For Jun, the appeal of the role appears to rest not only in the film’s genre tension but also in the emotional contradictions inside her character. Kwon Se Jung is described as principled and capable, yet the situation around her is extreme enough to test even a person accustomed to responsibility. Rather than playing the professor as simply heroic, Jun said she considered it important to show the fear and confusion that would naturally surface in someone confronting such a crisis for the first time.
A Survival Story Built Around Human Reaction
That emphasis gives Colony a different point of interest from a standard disaster thriller. Yeon’s name carries strong associations with urgent, socially charged genre filmmaking, but Jun’s comments suggest that her performance is built around the smaller human details inside the spectacle. She described focusing on layers of emotion including surprise, fear, confusion, and terror, framing Kwon Se Jung not as an invulnerable commander but as an ordinary person forced to act decisively under pressure.
The distinction matters because Jun returns to film with a career already defined by range and public familiarity. International audiences know her from screen hits and Korean drama landmarks, while domestic viewers have followed her across comedy, romance, action, and melodrama. A comeback after more than a decade away from theatrical film inevitably invites attention, but Colony also places that comeback in a role that asks her to balance authority with vulnerability.
The film’s setup also gives her character a professional identity that can shape the drama. As a biotechnologist, Kwon Se Jung is not merely reacting to danger; she is positioned as someone who may understand part of the crisis while still being emotionally exposed to it. That combination can create a compelling tension: knowledge does not remove fear, and leadership does not erase uncertainty.
Jun Ji Hyun on Set, Work, and Moving Forward
Beyond the character, Jun also addressed the atmosphere she tries to bring to production. She said a positive set cannot be made by one person alone, but depends on the collective energy of the director, staff, and actors. Her own approach, she explained, is to stay engaged with the project and maintain communication, humor, and connection with the people around her.

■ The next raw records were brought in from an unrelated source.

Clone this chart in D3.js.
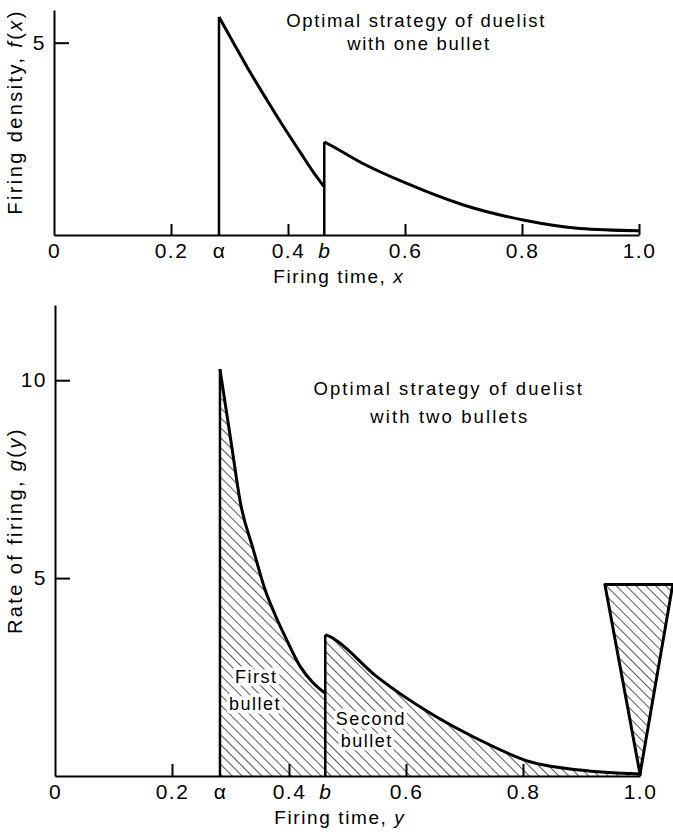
<!DOCTYPE html>
<meta charset="utf-8">
<style>
  body { margin: 0; background: #fff; }
  svg text { font-family: "Liberation Sans", Arial, sans-serif; fill: #000; }
  .tick text { font-size: 21px; letter-spacing: 1.5px; }
  .title { font-size: 18.5px; letter-spacing: 1.7px; }
  .title.wide { letter-spacing: 2.1px; }
  .label { font-size: 20px; letter-spacing: 2.4px; }
  .xlabel { font-size: 19px; letter-spacing: 1.6px; }
  .note { font-size: 18px; letter-spacing: 1.5px; stroke: #fff; stroke-width: 7px; paint-order: stroke; stroke-linejoin: round; }
  .curve { fill: none; stroke: #000; stroke-width: 3px; stroke-linejoin: round; }
  .edge { fill: none; stroke: #000; stroke-width: 2.5px; }
</style>
<script src="https://d3js.org/d3.v7.min.js"></script>
<svg id="chart" width="673" height="836"></svg>
<script>

	// break points on the time axis
	var alpha = 0.282, b = 0.462;

	var xTickVals = [0.2, 0.4, 0.6, 0.8, 1.0];
	var xLabelVals = [0, 0.2, alpha, 0.4, b, 0.6, 0.8, 1.0];
	var xLabels = ["0", "0.2", "α", "0.4", "b", "0.6", "0.8", "1.0"];

	// duelist with one bullet, f(x)
	var oneX1 = [0.282, 0.306, 0.335, 0.364, 0.393, 0.4205, 0.443, 0.462];
	var oneY1 = [5.67, 5.02, 4.24, 3.51, 2.80, 2.16, 1.64, 1.25];
	var oneX2 = [0.462, 0.472, 0.528, 0.603, 0.70, 0.802, 0.899, 1.0];
	var oneY2 = [2.42, 2.34, 1.86, 1.34, 0.78, 0.39, 0.17, 0.11];

	// duelist with two bullets, g(y)
	var firstX = [0.282, 0.302, 0.317, 0.339, 0.359, 0.376, 0.396, 0.419, 0.4415, 0.462];
	var firstY = [10.28, 8.34, 6.9, 5.72, 4.71, 4.08, 3.44, 2.77, 2.35, 2.09];
	var secondX = [0.462, 0.470, 0.550, 0.641, 0.726, 0.812, 0.897, 1.0];
	var secondY = [3.57, 3.52, 2.51, 1.59, 0.91, 0.36, 0.15, 0.05];
	var spikeX = [0.94, 1.0, 1.056];
	var spikeY = [4.84, 0.05, 4.84];

	function pts(xs, ys) { return xs.map(function(d, i) { return [d, ys[i]]; }); }

	var svg = d3.select("#chart");

	svg.append("defs").append("pattern")
		.attr("id", "hatch")
		.attr("patternUnits", "userSpaceOnUse")
		.attr("width", 7).attr("height", 7)
		.attr("patternTransform", "rotate(-45)")
		.append("line")
		.attr("x1", 0).attr("y1", 0).attr("x2", 0).attr("y2", 7)
		.attr("stroke", "#000").attr("stroke-width", 1.3);

	function drawAxes(g, x, y, yTicks, tickLen) {
		g.append("g")
			.attr("transform", "translate(0," + y(0) + ")")
			.call(d3.axisBottom(x).tickValues(xTickVals).tickSize(-tickLen).tickSizeOuter(0).tickFormat(""))
			.call(function(a) { a.selectAll("path,line").attr("stroke", "#000").attr("stroke-width", 2); });

		var lab = g.append("g")
			.attr("transform", "translate(0," + y(0) + ")")
			.call(d3.axisBottom(x).tickValues(xLabelVals).tickSize(0).tickPadding(8)
				.tickFormat(function(d, i) { return xLabels[i]; }));
		lab.select(".domain").remove();
		lab.selectAll("text").attr("font-size", null).attr("font-family", null)
			.style("font-style", function(d, i) { return xLabels[i] === "b" ? "italic" : null; });

		var ya = g.append("g")
			.attr("transform", "translate(" + x(0) + ",0)")
			.call(d3.axisLeft(y).tickValues(yTicks).tickSize(-15).tickSizeOuter(0).tickPadding(8)
				.tickFormat(d3.format("d")));
		ya.selectAll("path,line").attr("stroke", "#000").attr("stroke-width", 2);
		ya.selectAll("text").attr("font-size", null).attr("font-family", null);
	}

	// ---------- top chart ----------
	var x1 = d3.scaleLinear().domain([0, 1]).range([54, 639]);
	var y1 = d3.scaleLinear().domain([0, 5.85]).range([235, 10]);
	var topG = svg.append("g");
	drawAxes(topG, x1, y1, [5], 11);

	var line1 = d3.line().x(function(d) { return x1(d[0]); }).y(function(d) { return y1(d[1]); });
	topG.append("path").attr("class", "edge").attr("d", line1([[alpha, 0], [alpha, oneY1[0]]]));
	topG.append("path").attr("class", "edge").attr("d", line1([[b, 0], [b, oneY2[0]]]));
	line1.curve(d3.curveMonotoneX);
	topG.append("path").attr("class", "curve").attr("d", line1(pts(oneX1, oneY1)));
	topG.append("path").attr("class", "curve").attr("d", line1(pts(oneX2, oneY2)));

	topG.append("text").attr("class", "title").attr("text-anchor", "middle")
		.attr("x", x1(0.619)).attr("y", y1(5.41)).text("Optimal strategy of duelist");
	topG.append("text").attr("class", "title").attr("text-anchor", "middle")
		.attr("x", x1(0.624)).attr("y", y1(4.81)).text("with one bullet");

	var xl1 = topG.append("text").attr("class", "xlabel").attr("text-anchor", "middle")
		.attr("x", x1(0.487)).attr("y", 283);
	xl1.append("tspan").text("Firing time, ");
	xl1.append("tspan").style("font-style", "italic").text("x");

	var yl1 = topG.append("text").attr("class", "label").attr("text-anchor", "middle")
		.attr("transform", "translate(22," + y1(3.2) + ") rotate(-90)");
	yl1.append("tspan").text("Firing density, ");
	yl1.append("tspan").style("font-style", "italic").text("f");
	yl1.append("tspan").text("(");
	yl1.append("tspan").style("font-style", "italic").text("x");
	yl1.append("tspan").text(")");

	// ---------- bottom chart ----------
	var x2 = d3.scaleLinear().domain([0, 1]).range([55, 640]);
	var y2 = d3.scaleLinear().domain([0, 11.9]).range([776, 305]);
	var botG = svg.append("g");

	var area2 = d3.area().x(function(d) { return x2(d[0]); }).y0(y2(0)).y1(function(d) { return y2(d[1]); })
		.curve(d3.curveMonotoneX);
	botG.append("path").attr("fill", "url(#hatch)").attr("d", area2(pts(firstX, firstY)));
	botG.append("path").attr("fill", "url(#hatch)").attr("d", area2(pts(secondX, secondY)));

	var line2 = d3.line().x(function(d) { return x2(d[0]); }).y(function(d) { return y2(d[1]); });
	botG.append("path").attr("class", "curve")
		.style("fill", "url(#hatch)")
		.attr("d", line2(pts(spikeX, spikeY)) + "Z");

	drawAxes(botG, x2, y2, [5, 10], 12);

	botG.append("path").attr("class", "edge").attr("d", line2([[alpha, 0], [alpha, firstY[0]]]));
	botG.append("path").attr("class", "edge").attr("d", line2([[b, 0], [b, secondY[0]]]));
	line2.curve(d3.curveMonotoneX);
	botG.append("path").attr("class", "curve").attr("d", line2(pts(firstX, firstY)));
	botG.append("path").attr("class", "curve").attr("d", line2(pts(secondX, secondY)));

	botG.append("text").attr("class", "note").attr("text-anchor", "middle")
		.attr("x", x2(0.344)).attr("y", y2(2.35)).text("First");
	botG.append("text").attr("class", "note").attr("text-anchor", "middle")
		.attr("x", x2(0.342)).attr("y", y2(1.67)).text("bullet");
	botG.append("text").attr("class", "note").attr("text-anchor", "middle")
		.attr("x", x2(0.54)).attr("y", y2(1.29)).text("Second");
	botG.append("text").attr("class", "note").attr("text-anchor", "middle")
		.attr("x", x2(0.533)).attr("y", y2(0.73)).text("bullet");

	botG.append("text").attr("class", "title wide").attr("text-anchor", "middle")
		.attr("x", x2(0.673)).attr("y", y2(9.63)).text("Optimal strategy of duelist");
	botG.append("text").attr("class", "title wide").attr("text-anchor", "middle")
		.attr("x", x2(0.675)).attr("y", y2(8.92)).text("with two bullets");

	var xl2 = botG.append("text").attr("class", "xlabel").attr("text-anchor", "middle")
		.attr("x", x2(0.487)).attr("y", 824);
	xl2.append("tspan").text("Firing time, ");
	xl2.append("tspan").style("font-style", "italic").text("y");

	var yl2 = botG.append("text").attr("class", "label").attr("text-anchor", "middle")
		.attr("transform", "translate(22," + y2(6.2) + ") rotate(-90)");
	yl2.append("tspan").text("Rate of firing, ");
	yl2.append("tspan").style("font-style", "italic").text("g");
	yl2.append("tspan").text("(");
	yl2.append("tspan").style("font-style", "italic").text("y");
	yl2.append("tspan").text(")");

</script>
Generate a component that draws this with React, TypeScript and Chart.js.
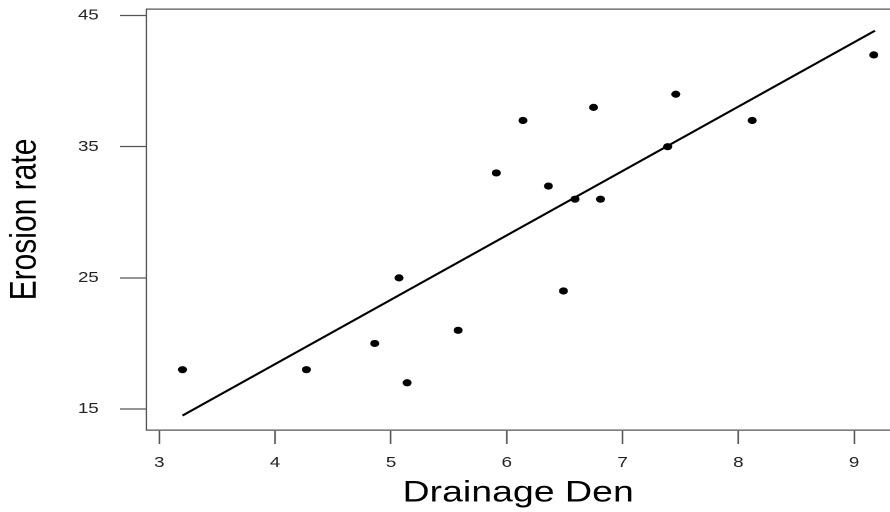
import React, { useEffect, useRef } from "react";
import { Chart, registerables } from "chart.js";

Chart.register(...registerables);

const drainageDen = [3.2, 4.27, 4.86, 5.07, 5.14, 5.58, 5.91, 6.14, 6.36, 6.49, 6.59, 6.75, 6.81, 7.39, 7.46, 8.12, 9.17];
const erosionRate = [18, 18, 20, 25, 17, 21, 33, 37, 32, 24, 31, 38, 31, 35, 39, 37, 42];
const fitX = [3.2, 9.18];
const fitY = [14.5, 43.85];
const xTicks = [3, 4, 5, 6, 7, 8, 9];
const yTicks = [15, 25, 35, 45];

const STRETCH = 1.25;
const W = 890 / STRETCH;
const H = 512;

const zeroPad = (s: any) => {
  s.paddingTop = 0;
  s.paddingBottom = 0;
  s.paddingLeft = 0;
  s.paddingRight = 0;
};

export default function App() {
  const ref = useRef<HTMLCanvasElement | null>(null);
  useEffect(() => {
    document.body.style.margin = "0";
    const canvas = ref.current!;
    const font = "'Liberation Sans', Arial, sans-serif";
    const chart = new Chart(canvas, {
      type: "scatter",
      data: {
        datasets: [
          {
            type: "line",
            data: fitX.map((x, i) => ({ x, y: fitY[i] })),
            borderColor: "#000",
            borderWidth: 2,
            pointRadius: 0,
            fill: false,
          },
          {
            data: drainageDen.map((x, i) => ({ x, y: erosionRate[i] })),
            backgroundColor: "#000",
            borderColor: "#000",
            borderWidth: 0,
            pointRadius: 3.6,
            pointHoverRadius: 3.6,
          },
        ],
      },
      options: {
        animation: false,
        responsive: false,
        devicePixelRatio: 2,
        layout: { autoPadding: false, padding: { left: 0, top: 0, bottom: 0, right: 0 } },
        plugins: { legend: { display: false }, tooltip: { enabled: false } },
        scales: {
          x: {
            type: "linear",
            position: "bottom",
            min: 2.887,
            max: 9.31,
            afterBuildTicks: (axis: any) => {
              axis.ticks = xTicks.map((v) => ({ value: v }));
            },
            afterFit: (s: any) => {
              s.height = 82;
              zeroPad(s);
            },
            grid: { drawOnChartArea: false, drawTicks: true, tickLength: 14, tickColor: "#555", tickWidth: 1.3 },
            border: { display: true, color: "#555", width: 1.3 },
            ticks: { color: "#222", padding: 10, font: { family: font, size: 15 } },
            title: {
              display: true,
              text: "Drainage Den",
              color: "#000",
              font: { family: font, size: 30 },
              padding: { top: 0, bottom: 1 },
            },
          },
          x2: {
            type: "linear",
            position: "top",
            min: 2.887,
            max: 9.31,
            afterFit: (s: any) => {
              s.height = 9;
              zeroPad(s);
            },
            grid: { display: false, drawTicks: false },
            border: { display: true, color: "#555", width: 1.3 },
            ticks: { display: false },
          },
          y: {
            type: "linear",
            min: 13.4,
            max: 45.5,
            afterBuildTicks: (axis: any) => {
              axis.ticks = yTicks.map((v) => ({ value: v }));
            },
            afterFit: (s: any) => {
              s.width = 146.25 / STRETCH;
              zeroPad(s);
            },
            grid: { drawOnChartArea: false, drawTicks: true, tickLength: 21, tickColor: "#555", tickWidth: 1.3 },
            border: { display: true, color: "#555", width: 1.1 },
            ticks: { color: "#222", padding: 17, font: { family: font, size: 15 } },
            title: {
              display: true,
              text: "Erosion rate",
              color: "#000",
              font: { family: font, size: 30 },
              padding: { top: 2, bottom: 0 },
            },
          },
        },
      },
    } as any);
    return () => chart.destroy();
  }, []);
  return (
    <div style={{ width: 890, height: 512, overflow: "hidden", background: "#fff", position: "relative" }}>
      <canvas
        ref={ref}
        width={W}
        height={H}
        style={{
          display: "block",
          width: W + "px",
          height: H + "px",
          transform: `scaleX(${STRETCH})`,
          transformOrigin: "0 0",
        }}
      />
    </div>
  );
}
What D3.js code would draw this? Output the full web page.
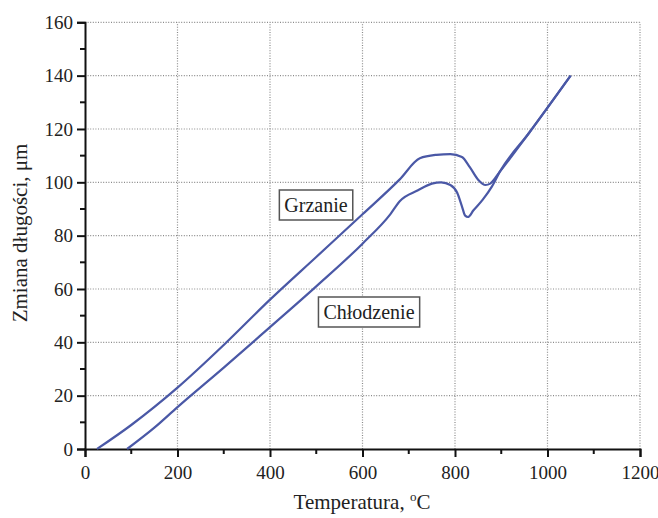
<!DOCTYPE html>
<html><head><meta charset="utf-8">
<script src="https://cdn.jsdelivr.net/npm/d3@7"></script>
<style>body{margin:0;background:#fff;} text{font-family:"Liberation Serif","Times New Roman",serif;}</style>
</head><body>
<svg id="c" width="658" height="518"></svg>
<script>
const xTicks = [0,200,400,600,800,1000,1200];
const yTicks = [0,20,40,60,80,100,120,140,160];
const grzanieT = [26,100,200,300,400,500,600,680,724,760,790,815,832,850,866,876,897,960,1050];
const grzanieV = [0,9,23,39,56,72,88,101,109,110.3,110.6,109.5,105.7,101,99,99.5,104,118.5,140];
const chlodzenieT = [91,150,200,300,400,500,600,660,681,720,750,770,790,805,815,822,828,840,860,880,897,960,1050];
const chlodzenieV = [0,8,15.7,30.5,45.7,61,77,88,93,97,99.5,100,99,96,91,87.5,87,89.5,93.5,98.5,104,118.5,140];

const svg = d3.select("#c");
const x = d3.scaleLinear().domain([0,1200]).range([85,640]);
const y = d3.scaleLinear().domain([0,160]).range([449,22.3]);

// grid
const grid = svg.append("g").attr("stroke","#8a8a8a").attr("stroke-width",1.2).attr("stroke-dasharray","1,1.6");
grid.selectAll(".gx").data(xTicks.slice(1)).join("line")
  .attr("x1",d=>x(d)).attr("x2",d=>x(d)).attr("y1",y(0)).attr("y2",y(160));
grid.selectAll(".gy").data(yTicks.slice(1)).join("line")
  .attr("x1",x(0)).attr("x2",x(1200)).attr("y1",d=>y(d)).attr("y2",d=>y(d));

// axes
const xAxis = d3.axisBottom(x).tickValues(xTicks).tickSize(8).tickPadding(5).tickFormat(d3.format("d"));
const gx = svg.append("g").attr("transform",`translate(0,${y(0)})`).call(xAxis);
gx.append("g").selectAll("line").data([100,300,500,700,900,1100]).join("line")
  .attr("x1",d=>x(d)).attr("x2",d=>x(d)).attr("y1",0).attr("y2",5).attr("stroke","#111").attr("stroke-width",2);
const yAxis = d3.axisLeft(y).tickValues(yTicks).tickSize(8).tickPadding(4);
const gy = svg.append("g").attr("transform",`translate(${x(0)},0)`).call(yAxis);
gy.append("g").selectAll("line").data([10,30,50,70,90,110,130,150]).join("line")
  .attr("x1",-5).attr("x2",0).attr("y1",d=>y(d)).attr("y2",d=>y(d)).attr("stroke","#111").attr("stroke-width",2);
[gx,gy].forEach(g=>{
  g.select(".domain").attr("stroke","#111").attr("stroke-width",2);
  g.selectAll(".tick line").attr("stroke","#111").attr("stroke-width",2);
  g.selectAll(".tick text").attr("font-family","Liberation Serif").attr("font-size",19).attr("fill","#222");
});
gx.selectAll(".tick text").attr("dy","0.9em");
gy.selectAll(".tick text").attr("dy","0.33em");

// lines
const line = d3.line().x(d=>x(d[0])).y(d=>y(d[1])).curve(d3.curveMonotoneX);
const series = [d3.zip(grzanieT,grzanieV), d3.zip(chlodzenieT,chlodzenieV)];
svg.append("g").selectAll("path").data(series).join("path")
  .attr("d",line).attr("fill","none").attr("stroke","#4a58a6").attr("stroke-width",2.2);

// labels
function box(cx, cy, txt){
  const g = svg.append("g");
  const t = g.append("text").attr("x",cx).attr("y",cy).attr("text-anchor","middle")
    .attr("dy","0.35em").attr("font-size",20).attr("fill","#222").text(txt);
  const b = t.node().getBBox();
  g.insert("rect","text").attr("x",b.x-5).attr("y",cy-15).attr("width",b.width+10).attr("height",30)
    .attr("fill","#fff").attr("stroke","#555").attr("stroke-width",1.5);
}
box(316,205,"Grzanie");
box(369,312,"Chłodzenie");

// axis titles
const xt = svg.append("text").attr("x",362).attr("y",509).attr("text-anchor","middle").attr("font-size",21).attr("fill","#222");
xt.append("tspan").text("Temperatura, ");
xt.append("tspan").attr("font-size",13).attr("dy",-8).text("o");
xt.append("tspan").attr("dy",8).text("C");
svg.append("text").attr("transform","translate(27,233) rotate(-90)").attr("text-anchor","middle")
  .attr("font-size",21).attr("fill","#222").text("Zmiana długości, μm");
</script>
</body></html>
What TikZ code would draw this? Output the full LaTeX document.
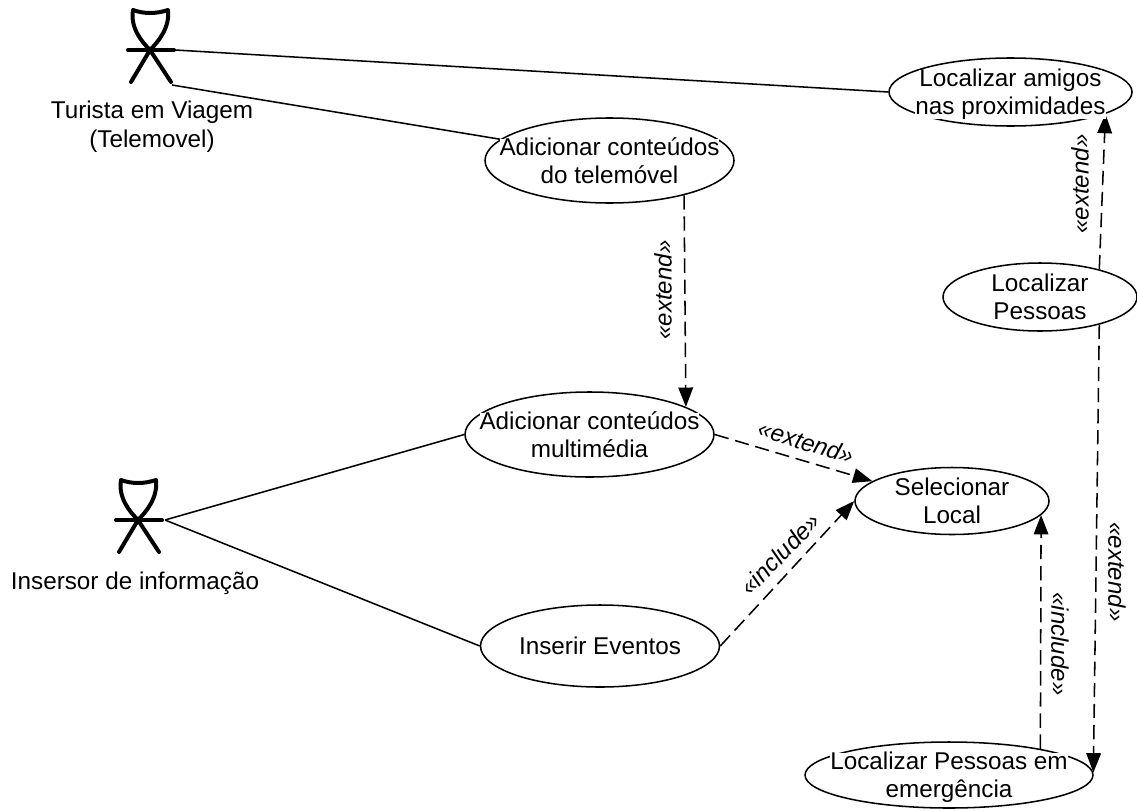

Those comments offer a glimpse of how Jun views professionalism at this stage of her career. She connected the work of performing with the need to recover afterward, saying that knowing how to care for herself once filming ends is part of being professional. In an industry where long shoots, intense publicity cycles, and public scrutiny can blur personal boundaries, that perspective frames self-care not as a retreat from work but as a condition for continuing it well.
Jun also reflected on learning to let go of the past. She said the ability came gradually through many encounters, unexpected situations, and the ordinary pressures of work and life. Even when exhaustion builds, she suggested she has learned not to be swallowed by difficult feelings for too long, instead making time to reflect honestly and look after herself.
That theme gives her Colony return an added resonance. The film itself appears to be about people facing confinement, danger, and rapid change, while Jun’s interview points to a quieter real-world discipline: recognizing fear, keeping perspective, and continuing forward. For a performer returning to theaters after 11 years, the message is less about nostalgia than renewal.
Jun Ji Hyun’s full pictorial and interview appear in the August issue of Harper’s BAZAAR Korea. With Colony, she steps back into film through a project that combines genre scale with character pressure, drawing attention not only to her long-awaited return but also to the careful emotional choices behind it.